As the critical dimensions of the elements that make up integrated circuits approach, and grow smaller than, the wavelength of the radiation used to form photolithographic images, various strategies have been developed to deal with the problem of how to continue resolving these elements from one another in the final images. One of the most successful approaches to the problem has been phase shifting masks.
The basic notion behind such masks is to eliminate or reduce the diffraction fringes that are generated immediately alongside any opaque edge. Since these fringes arise from Huygen's wavelets being alternately in and out of phase, they can be changed, and thus reduced, if the phase of the light in the immediate vicinity of an edge is changed. Thus, in the alternating phase shift mask (APSM), the phase of light that passes just outside the edge of an element that is to be imaged is shifted by 180 degrees and the diffraction fringe that would normally be there is eliminated.
In FIG. 1 we illustrate how, in the prior art, an APSM is formed for a single element 11 in the shape of a rectangle or a circle, such as might be intended to serve as a contact hole within an integrated circuit. The first step (symbolized by arrow 13) is to surround 11 with a ring of ‘dummy’ elements such as 12. This includes the placement of elements, such as 16, in the corners. The third step (arrow 14) is to assign phases (either zero or 180 degrees) for the light that will emerge after passing through elements 12. This is done by assigning phases in checker board fashion, as seen in the final arrangement 15, where the two phase types are symbolized by light and dark squares.
It should be noted that the way FIG. 1, and subsequent similar figures, are drawn is intended to depict transparent elements on an opaque background (necessitating the use of positive resists during photolithography), so neighboring elements transmit the same amount of light (i.e. approximately 100%) but the phases of the emerging beams differ by 180 degrees. It is also important to note that, in this scheme, the phase assigned to any given element is arbitrary just so long as the phases have been assigned in a checker board fashion.
The prior art procedure for designing masks for a densely packed set of elements is illustrated in FIG. 2. Starting with array of elements 21 (nine in this example), a ring of ‘dummy’ elements such as 22 is placed to surround the original nine elements. As before, this includes elements such as 26 in the corners. Also as before, phases are assigned to the final pattern 25 in a checker board fashion.
While these prior art algorithms work well enough for the simple examples used to illustrate them, several problems arise when they are applied to the more complex distributions of elements that are to be found in real circuit layouts. For example, in FIG. 3 we show typical layout 31 of fourteen contact holes. Following the procedures described above, the array has been expanded to become array 32 which contains fifty four elements, to all of which phases must now be assigned. When this procedure is followed for a full wafer layout, the number of required phase assignments can become quite large.
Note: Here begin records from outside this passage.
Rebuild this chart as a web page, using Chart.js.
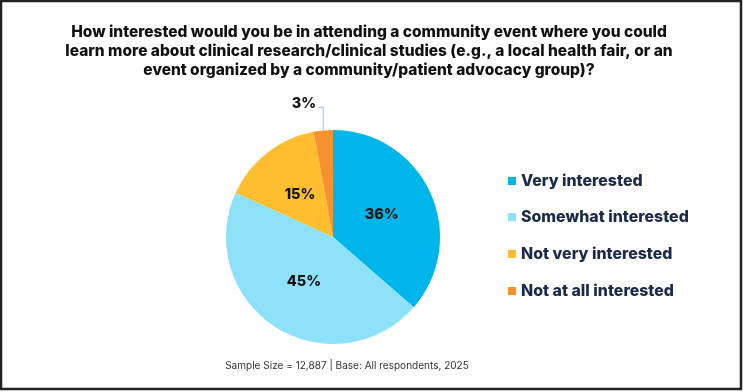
<!DOCTYPE html>
<html>
<head>
<meta charset="utf-8">
<script src="https://cdn.jsdelivr.net/npm/chart.js@4"></script>
<style>
html,body{margin:0;padding:0;background:#fff;}
#wrap{position:relative;width:743px;height:392px;}
canvas{display:block;}
</style>
</head>
<body>
<div id="wrap"><canvas id="c" width="743" height="392"></canvas></div>
<script>
const titleLines = [
  "How interested would you be in attending a community event where you could",
  "learn more about clinical research/clinical studies (e.g., a local health fair, or an",
  "event organized by a community/patient advocacy group)?"
];
const categories = ["Very interested", "Somewhat interested", "Not very interested", "Not at all interested"];
const values = [36.4, 45.4, 15.3, 2.9];
const colors = ["#00B5E9", "#8DE2FA", "#FEBE2F", "#F7922F"];
const footnote = "Sample Size = 12,887 | Base: All respondents, 2025";

const FONT = "Inter, 'Open Sans', sans-serif";

function fitSize(ctx, text, weight, target, family) {
  let s = 20;
  ctx.font = weight + " " + s + "px " + family;
  const w = ctx.measureText(text).width;
  return s * target / w;
}

const decor = {
  id: 'decor',
  afterDraw(chart) {
    const ctx = chart.ctx;
    ctx.save();
    // frame
    ctx.strokeStyle = "#222";
    ctx.lineWidth = 2.5;
    ctx.strokeRect(1, 1, 740, 388);
    // title
    const ts = fitSize(ctx, titleLines[1], "800", 608, FONT);
    ctx.font = "800 " + ts + "px " + FONT;
    ctx.fillStyle = "#111";
    ctx.textAlign = "center";
    ctx.textBaseline = "middle";
    const ty = [32, 51, 70];
    titleLines.forEach((l, i) => ctx.fillText(l, 369, ty[i]));
    // legend
    const ls = fitSize(ctx, categories[1], "800", 168, FONT);
    ctx.font = "800 " + ls + "px " + FONT;
    ctx.textAlign = "left";
    const ly = [181, 217, 254, 291];
    categories.forEach((c, i) => {
      ctx.fillStyle = colors[i];
      ctx.fillRect(508, ly[i] - 4, 8, 8);
      ctx.fillStyle = "#1B2A4A";
      ctx.fillText(c, 521, ly[i]);
    });
    // footnote
    const fs = fitSize(ctx, footnote, "400", 244, FONT);
    ctx.font = "400 " + fs + "px " + FONT;
    ctx.fillStyle = "#333";
    ctx.textAlign = "center";
    ctx.fillText(footnote, 347, 366);
    // slice labels
    const meta = chart.getDatasetMeta(0);
    const total = values.reduce((a, b) => a + b, 0);
    ctx.font = "800 14.5px " + FONT;
    ctx.fillStyle = "#111";
    meta.data.forEach((arc, i) => {
      const pct = Math.round(values[i] / total * 100) + "%";
      if (values[i] / total < 0.05) {
        const p = arc.getProps(['x', 'y', 'startAngle', 'endAngle', 'outerRadius'], true);
        const mid = (p.startAngle + p.endAngle) / 2;
        const ex = p.x + Math.cos(mid) * p.outerRadius;
        const ey = p.y + Math.sin(mid) * p.outerRadius;
        ctx.strokeStyle = "#A8CFEF";
        ctx.lineWidth = 1.2;
        ctx.beginPath();
        ctx.moveTo(ex, ey);
        ctx.lineTo(ex, ey - 23);
        ctx.lineTo(ex - 5, ey - 23);
        ctx.stroke();
        ctx.textAlign = "right";
        ctx.fillText(pct, ex - 7, ey - 27);
      } else {
        const c = arc.getCenterPoint();
        ctx.textAlign = "center";
        ctx.fillText(pct, c.x, c.y);
      }
    });
    ctx.restore();
  }
};

new Chart(document.getElementById('c'), {
  type: 'pie',
  data: {
    labels: categories,
    datasets: [{ data: values, backgroundColor: colors, borderWidth: 0 }]
  },
  options: {
    responsive: false,
    animation: false,
    layout: { padding: { top: 130, bottom: 48, left: 226, right: 303 } },
    plugins: { legend: { display: false }, tooltip: { enabled: false }, title: { display: false } }
  },
  plugins: [decor]
});
</script>
</body>
</html>
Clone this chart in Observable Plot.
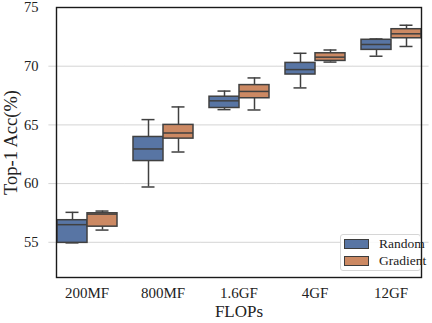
<!DOCTYPE html>
<html>
<head>
<meta charset="utf-8">
<script src="https://cdn.jsdelivr.net/npm/d3@7"></script>
<script src="https://cdn.jsdelivr.net/npm/@observablehq/plot@0.6"></script>
<style>
  html, body { margin: 0; padding: 0; background: #fff; }
  #wrap { position: relative; width: 432px; height: 323px; }
  #legend {
    position: absolute; left: 340px; top: 234px; width: 81px; height: 37px;
    background: rgba(255,255,255,0.85); border: 1px solid #d6d6d6; border-radius: 3px;
    box-sizing: border-box; font-family: "Liberation Serif", serif; font-size: 13.5px; color: #222;
  }
  .item { position: absolute; left: 3px; height: 12px; display: flex; align-items: center; }
  .sw { width: 23px; height: 8px; border: 1px solid #3d3d3d; margin-right: 10px; }
</style>
</head>
<body>
<div id="wrap"></div>
<script>
const categories = ["200MF", "800MF", "1.6GF", "4GF", "12GF"];
const series = ["Random", "Gradient"];
const colors = ["#5875a4", "#cc8963"];

const randomMin    = [54.95, 59.71, 66.30, 68.15, 70.85];
const randomQ1     = [54.95, 61.92, 66.44, 69.29, 71.39];
const randomMedian = [56.50, 62.95, 67.05, 69.71, 71.85];
const randomQ3     = [56.88, 63.97, 67.40, 70.28, 72.25];
const randomMax    = [57.55, 65.45, 67.88, 71.10, 72.32];

const gradientMin    = [56.04, 62.69, 66.27, 70.35, 71.68];
const gradientQ1     = [56.33, 63.83, 67.27, 70.45, 72.38];
const gradientMedian = [57.40, 64.31, 67.85, 70.77, 72.76];
const gradientQ3     = [57.47, 65.00, 68.39, 71.10, 73.15];
const gradientMax    = [57.66, 66.53, 69.00, 71.38, 73.49];

const yTicks = [55, 60, 65, 70, 75];
const gridValues = [55, 60, 65, 70];

const rows = categories.flatMap((c, i) => [
  {category: c, series: "Random", min: randomMin[i], q1: randomQ1[i], median: randomMedian[i], q3: randomQ3[i], max: randomMax[i]},
  {category: c, series: "Gradient", min: gradientMin[i], q1: gradientQ1[i], median: gradientMedian[i], q3: gradientQ3[i], max: gradientMax[i]}
]);

const edge = "#404040";
const gap = 7.62; // half of the space between facets

const chart = Plot.plot({
  width: 432, height: 323,
  marginTop: 7, marginRight: 3, marginBottom: 46, marginLeft: 48,
  style: {fontFamily: "Liberation Serif, serif", fontSize: "14px", color: "#222", background: "white"},
  fx: {domain: categories, paddingInner: 0.2, paddingOuter: 0.1, label: null, axis: null},
  x: {domain: series, padding: 0, axis: null},
  y: {domain: [52, 75]},
  color: {domain: series, range: colors},
  marks: [
    Plot.ruleY(gridValues, {stroke: "#d4d4d4", strokeWidth: 1, insetLeft: -gap, insetRight: -gap}),
    Plot.axisFx({domain: categories, anchor: "bottom", tickSize: 0, tickPadding: 10, fontSize: 15, label: "FLOPs", labelAnchor: "center", labelArrow: "none", labelOffset: 39}),
    Plot.axisY({ticks: yTicks, anchor: "left", tickSize: 0, tickPadding: 18, fontSize: 14.5, label: "Top-1 Acc(%)", labelAnchor: "center", labelArrow: "none", labelOffset: 53}),
    Plot.ruleX(rows, {fx: "category", x: "series", y1: "q3", y2: "max", stroke: edge, strokeWidth: 1.5}),
    Plot.ruleX(rows, {fx: "category", x: "series", y1: "min", y2: "q1", stroke: edge, strokeWidth: 1.5}),
    Plot.tickY(rows, {fx: "category", x: "series", y: "max", stroke: edge, strokeWidth: 1.5, insetLeft: 8.5, insetRight: 8.5}),
    Plot.tickY(rows, {fx: "category", x: "series", y: "min", stroke: edge, strokeWidth: 1.5, insetLeft: 8.5, insetRight: 8.5}),
    Plot.barY(rows, {fx: "category", x: "series", y1: "q1", y2: "q3", fill: "series", stroke: edge, strokeWidth: 1.5}),
    Plot.tickY(rows, {fx: "category", x: "series", y: "median", stroke: edge, strokeWidth: 1.5}),
    Plot.frame({stroke: "#1a1a1a", strokeWidth: 1.4, facet: "super"})
  ]
});

chart.querySelectorAll('g[aria-label="fx-axis label"] text').forEach(t => t.setAttribute("font-size", "17px"));
chart.querySelectorAll('g[aria-label="y-axis label"] text').forEach(t => t.setAttribute("font-size", "18.5px"));

const wrap = document.getElementById("wrap");
wrap.appendChild(chart);

const legend = document.createElement("div");
legend.id = "legend";
series.forEach((s, i) => {
  const item = document.createElement("div");
  item.className = "item";
  item.style.top = (3 + i * 17) + "px";
  const sw = document.createElement("div");
  sw.className = "sw";
  sw.style.background = colors[i];
  const label = document.createElement("span");
  label.textContent = s;
  item.appendChild(sw);
  item.appendChild(label);
  legend.appendChild(item);
});
wrap.appendChild(legend);
</script>
</body>
</html>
In order to reduce the number of required phase assignments, the prior art has also been using an alternative algorithm which is illustrated in FIG. 4. In this scheme, phases are assigned to the original elements first (arrow 44). Only then are the dummy elements added (arrow 43). The latter are then assigned alternating phases (as before). With this scheme, however, a problem can arise in the form of a conflict between the earlier assigned phases 46 and the later assigned phases 47. As can be seen in the rightmost array shown in FIG. 4, for the third and fourth rows from the bottom, the checkerboard assignment could not be maintained.
The present invention describes an array, and method for its formation, that requires both fewer phase assignment decisions to be made and is free from possible phase conflicts.
A routine search of the prior art was performed with the following references of interest being found:
In U.S. Pat. No. 6,249,904 B1, Cobb shows a process to correct edge placement distortion while Lin describes a double alternating PSM in U.S. Pat. No. 6,057,064. Travis et al., in U.S. Pat. No. 6,396,158 B1, show a mask process including assist features. U.S. Pat. No. 6,312,856 B1 (Lin) also reveals a PSM with assist features.